Réplica: Constitucionalidades e custeio do piso nacional da enfermagem

Por fevereiro 14, 2023Artigos

No último dia 3, o diretor jurídico da Confederação Nacional de Saúde publicou artigo neste espaço, classificando o piso nacional da enfermagem como inconstitucional e carecedor de fonte de custeio. Em sua visão, a Emenda Constitucional 127/22 (EC 127/22) “não desatou o nó do custeio ao direcionar para tal fim recursos do superávit financeiro de fundos públicos e do Fundo Social do Pré-Sal”.

Além disso, o autor aponta a suposta ausência de indicação de fontes de recursos ou compensações para estabelecimentos de saúde privada com fins lucrativos como óbice para implementação do piso, mesmo diante da solução proposta pela EC 127/22, que alcança apenas o SUS e os estabelecimentos que direcionam, no mínimo, 60% de sua atividade ao SUS.

Como autor da lei que concede a enfermeiros, técnicos, auxiliares e parteiras a dignidade salarial já determinada pela Constituição Federal, faço uso do mesmo espaço para apresentar à comunidade jurídica a nítida constitucionalidade da norma. Assim, veremos que a compatibilidade entre o piso salarial da enfermagem e o texto constitucional se dá tanto do ponto de vista material – que não foi objeto de análise no aludido artigo do representante da CNS – quanto do ponto de vista de custeio – cuja resposta já foi indicada pelo próprio autor em seu texto.

Em relação ao impacto orçamentário e financeiro, os superávits dos fundos públicos apontados pela EC 127/22 já somaram R$ 20 bilhões em 2022, suficientes para cobrir o impacto estimado em R$ 16 bilhões dos aumentos oriundos da aplicação do piso nacional da enfermagem. Já o Fundo Social, instituído pela Lei 10.352/2010, recebeu mais de R$ 21 bilhões em 2021, provenientes de recursos da exploração de petróleo. Não há, portanto, obstáculo sob a ótica orçamentária que impeça a imediata aplicação da norma.

Ainda no aspecto formal, vale lembrar o posicionamento do Supremo Tribunal Federal (STF) no âmbito da Ação Direta de Inconstitucionalidade 4167, que declarou a constitucionalidade da norma federal que fixou o piso salarial dos professores da educação básica.

Mais do que isso, sobram fundamentos materiais que tornam a aplicação do piso impositiva – tanto para servidores públicos quanto para trabalhadores do setor privado. Dentre os diversos motivos, é evidente a necessidade de materialização do reconhecimento dos profissionais, que, durante o longo período da pandemia da Covid-19, foram incansáveis na defesa da vida e da saúde dos brasileiros.
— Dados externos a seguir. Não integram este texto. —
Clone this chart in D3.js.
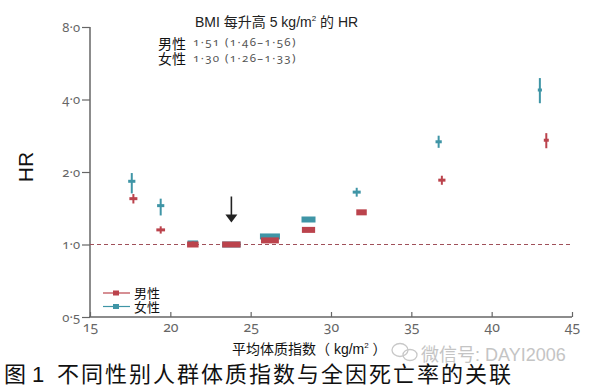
<!DOCTYPE html>
<html>
<head>
<meta charset="utf-8">
<script src="https://cdn.jsdelivr.net/npm/d3@7"></script>
<style>
  body { margin: 0; background: #fff; }
  svg text { font-family: "Liberation Sans", "Noto Sans CJK SC", sans-serif; }
  .tick-num { font-family: "Noto Sans", "Open Sans", sans-serif; font-feature-settings: "onum"; fill: #666; font-size: 13px; }
</style>
</head>
<body>
<script>
// mean BMI per group and HR (95% CI), men
var bmiMen = [17.7, 19.4, 21.4, 23.8, 26.2, 28.6, 31.9, 36.9, 43.4];
var hrMen  = [1.55, 1.15, 1.00, 1.00, 1.04, 1.15, 1.36, 1.85, 2.71];
var loMen  = [1.48, 1.11, 0.98, 1.00, 1.02, 1.13, 1.33, 1.77, 2.51];
var hiMen  = [1.62, 1.19, 1.03, 1.00, 1.06, 1.17, 1.39, 1.93, 2.90];
var wtMen  = [4, 5, 10, 30, 28, 14, 8, 3, 1];

// women
var bmiWomen = [17.6, 19.4, 21.4, 23.8, 26.2, 28.6, 31.6, 36.7, 43.0];
var hrWomen  = [1.83, 1.45, 1.01, 1.00, 1.08, 1.27, 1.65, 2.67, 4.38];
var loWomen  = [1.63, 1.32, 0.99, 1.00, 1.06, 1.25, 1.58, 2.52, 3.86];
var hiWomen  = [1.98, 1.55, 1.03, 1.00, 1.10, 1.29, 1.72, 2.83, 4.91];
var wtWomen  = [3, 3, 8, 30, 36, 16, 4, 2, 0.5];

var xTicks = [15, 20, 25, 30, 35, 40, 45];
var yTicks = [0.5, 1, 2, 4, 8];
var refHR = 1;
var refBMI = 23.8;

var sexLabels = ["男性", "女性"];
var sexColors = ["#bb434c", "#3f95a6"];
var perFive = ["1·51 (1·46–1·56)", "1·30 (1·26–1·33)"];

var W = 593, H = 386;

var svg = d3.select("body")
  .append("svg")
  .attr("width", W)
  .attr("height", H);

var x = d3.scaleLinear().domain([15, 45]).range([90, 572]);
var y = d3.scaleLog().base(2).domain([0.5, 8]).range([317, 27]);
var boxW = d3.scaleSqrt().domain([0, 36]).range([2, 20]);

var fmt = function(v) { return d3.format(".1f")(v).replace(".", "·"); };

// #region AXES
var yAxis = svg.append("g")
  .attr("transform", "translate(90,0)")
  .call(d3.axisLeft(y).tickValues(yTicks).tickFormat(fmt).tickSize(8).tickPadding(2));
yAxis.select(".domain").attr("stroke", "#666").attr("stroke-width", 1.5).attr("d", "M0," + y(8) + "V" + y(0.5));
yAxis.selectAll(".tick line").attr("stroke", "#666").attr("stroke-width", 1.2);
yAxis.selectAll(".tick text").attr("class", "tick-num");

var xAxis = svg.append("g")
  .attr("transform", "translate(0,317)")
  .call(d3.axisBottom(x).tickValues(xTicks).tickFormat(d3.format("d")).tickSize(-5).tickPadding(5));
xAxis.select(".domain").attr("stroke", "#666").attr("stroke-width", 1.5).attr("d", "M89,0H" + x(45));
xAxis.selectAll(".tick line").attr("stroke", "#666").attr("stroke-width", 1.2);
xAxis.selectAll(".tick text").attr("class", "tick-num").style("font-size", "14px");
// #endregion

// reference line HR = 1
svg.append("line")
  .attr("x1", 90).attr("x2", x(45))
  .attr("y1", y(refHR)).attr("y2", y(refHR))
  .attr("stroke", "#a0505a")
  .attr("stroke-width", 1)
  .attr("stroke-dasharray", "4,3");

// #region POINTS
function series(bmi, hr, lo, hi, wt, color) {
  var data = bmi.map(function(b, i) {
    return {bmi: b, hr: hr[i], lo: lo[i], hi: hi[i], wt: wt[i]};
  });
  var g = svg.append("g");
  g.selectAll("line")
    .data(data)
    .enter()
    .append("line")
      .attr("x1", d => x(d.bmi))
      .attr("x2", d => x(d.bmi))
      .attr("y1", d => y(d.lo))
      .attr("y2", d => y(d.hi))
      .attr("stroke", color)
      .attr("stroke-width", 2);
  g.selectAll("rect")
    .data(data)
    .enter()
    .append("rect")
      .attr("x", d => x(d.bmi) - boxW(d.wt) / 2)
      .attr("width", d => boxW(d.wt))
      .attr("y", d => y(d.hr) - (d.wt >= 8 ? 3 : 1.5))
      .attr("height", d => d.wt >= 8 ? 6 : 3)
      .attr("fill", color);
}
series(bmiWomen, hrWomen, loWomen, hiWomen, wtWomen, sexColors[1]);
series(bmiMen, hrMen, loMen, hiMen, wtMen, sexColors[0]);
// #endregion

// arrow at reference group
var ax = x(refBMI);
svg.append("line")
  .attr("x1", ax).attr("x2", ax)
  .attr("y1", y(refHR) - 48).attr("y2", y(refHR) - 28)
  .attr("stroke", "#222").attr("stroke-width", 1.6);
svg.append("path")
  .attr("d", "M" + (ax - 6) + "," + (y(refHR) - 30) + "L" + (ax + 6) + "," + (y(refHR) - 30) + "L" + ax + "," + (y(refHR) - 22) + "Z")
  .attr("fill", "#222");

// #region ANNOTATION
var ann = svg.append("g");
var t = ann.append("text")
  .attr("x", 195).attr("y", 27)
  .attr("font-size", 14)
  .attr("fill", "#222");
t.append("tspan").text("BMI 每升高 5 kg/m");
t.append("tspan").text("2").attr("font-size", 8).attr("dy", -6);
t.append("tspan").text(" 的 HR").attr("dy", 6);

ann.selectAll(".sexlab")
  .data(sexLabels)
  .enter()
  .append("text")
    .attr("x", 186).attr("y", (d, i) => 49 + i * 15)
    .attr("text-anchor", "end")
    .attr("font-size", 14)
    .attr("fill", "#111")
    .text(d => d);

ann.selectAll(".per5")
  .data(perFive)
  .enter()
  .append("text")
    .attr("class", "tick-num")
    .attr("x", 193).attr("y", (d, i) => 46 + i * 16)
    .style("font-size", "11.5px")
    .style("letter-spacing", "1.4px")
    .style("fill", "#555")
    .text(d => d);
// #endregion

// #region LEGEND
var leg = svg.append("g")
  .selectAll("g")
  .data(sexLabels)
  .enter()
  .append("g")
    .attr("transform", (d, i) => "translate(0," + (293 + i * 13.5) + ")");
leg.append("line")
  .attr("x1", 103).attr("x2", 130)
  .attr("stroke", (d, i) => sexColors[i])
  .attr("stroke-width", 1.2);
leg.append("rect")
  .attr("x", 113).attr("y", -2.5).attr("width", 6).attr("height", 5)
  .attr("fill", (d, i) => sexColors[i]);
leg.append("text")
  .attr("x", 134).attr("y", 5)
  .attr("font-size", 13)
  .attr("fill", "#111")
  .text(d => d);
// #endregion

// axis titles
svg.append("text")
  .attr("transform", "translate(33,167) rotate(-90)")
  .attr("text-anchor", "middle")
  .attr("font-size", 21)
  .attr("fill", "#111")
  .text("HR");

var xt = svg.append("text")
  .attr("x", 232).attr("y", 354)
  .attr("font-size", 14)
  .attr("fill", "#111");
xt.append("tspan").text("平均体质指数（ kg/m");
xt.append("tspan").text("2").attr("font-size", 8).attr("dy", -6);
xt.append("tspan").text(" ）").attr("dy", 6);

// watermark
var wm = svg.append("g").attr("fill", "none").attr("stroke", "#c8c8c8").attr("stroke-width", 1.3);
wm.append("ellipse").attr("cx", 400).attr("cy", 350).attr("rx", 8).attr("ry", 6.5);
wm.append("ellipse").attr("cx", 410).attr("cy", 355).attr("rx", 7).attr("ry", 5.5);
svg.append("text")
  .attr("x", 421).attr("y", 361)
  .attr("font-size", 18)
  .attr("fill", "#c4c4c4")
  .text("微信号: DAYI2006");

// caption
svg.append("text")
  .attr("x", 4).attr("y", 382)
  .attr("font-size", 22)
  .attr("fill", "#111")
  .attr("font-family", "Noto Sans CJK SC")
  .text("图 1");
svg.append("text")
  .attr("x", 57).attr("y", 382)
  .attr("font-size", 22)
  .attr("letter-spacing", 2)
  .attr("fill", "#111")
  .attr("font-family", "Noto Sans CJK SC")
  .text("不同性别人群体质指数与全因死亡率的关联");
</script>
</body>
</html>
Não sem razão, a Constituição Federal tem como linha condutora a garantia da dignidade humana como princípio fundamental, sendo certo que todo brasileiro (não apenas enfermeiros e profissionais atendidos pela nova lei do piso) tem direito a um salário “capaz de atender a suas necessidades vitais básicas e às de sua família com moradia, alimentação, educação, saúde, lazer, vestuário, higiene, transporte e previdência social, com reajustes periódicos que lhe preservem o poder aquisitivo, sendo vedada sua vinculação para qualquer fim”, nos exatos termos do art. 7, IV, da Constituição.

Também inconcebível o argumento de que a norma invadiria a livre iniciativa e o planejamento orçamentário das empresas privadas ou que a emenda constitucional que indicou recursos seria insuficiente para esse fim, uma vez que a proposta foi objeto de ampla discussão – em tempo suficiente para que as empresas não alcançadas pela emenda se adequassem às exigências legais – e que a Constituição Federal determina também que as empresas devem cumprir sua função social (art. 170, III). Necessário considerar, ainda, que as ações e serviços de saúde são de relevância pública (art. 197), de modo que as normas gerais de concorrência e mercado devem ser observadas no contexto dessa relevância social do serviço prestado.

Por essas razões, a aplicação concreta e imediata representa aplicação do direito material já consagrado pela Constituição Federal e também o reconhecimento justo e merecido do esforço heroico dessas classes profissionais ao longo do período mais crítico da pandemia de Covid-19. A compatibilidade com o texto constitucional se dá tanto no aspecto material como formal, devendo os agentes econômicos públicos e privados se curvarem ao legítimo processo legislativo observado pelo Congresso Nacional.

FABIANO CONTARATO – Senador da República (PT-ES)

 

Artigo publicado no Jota em 13/02/2023.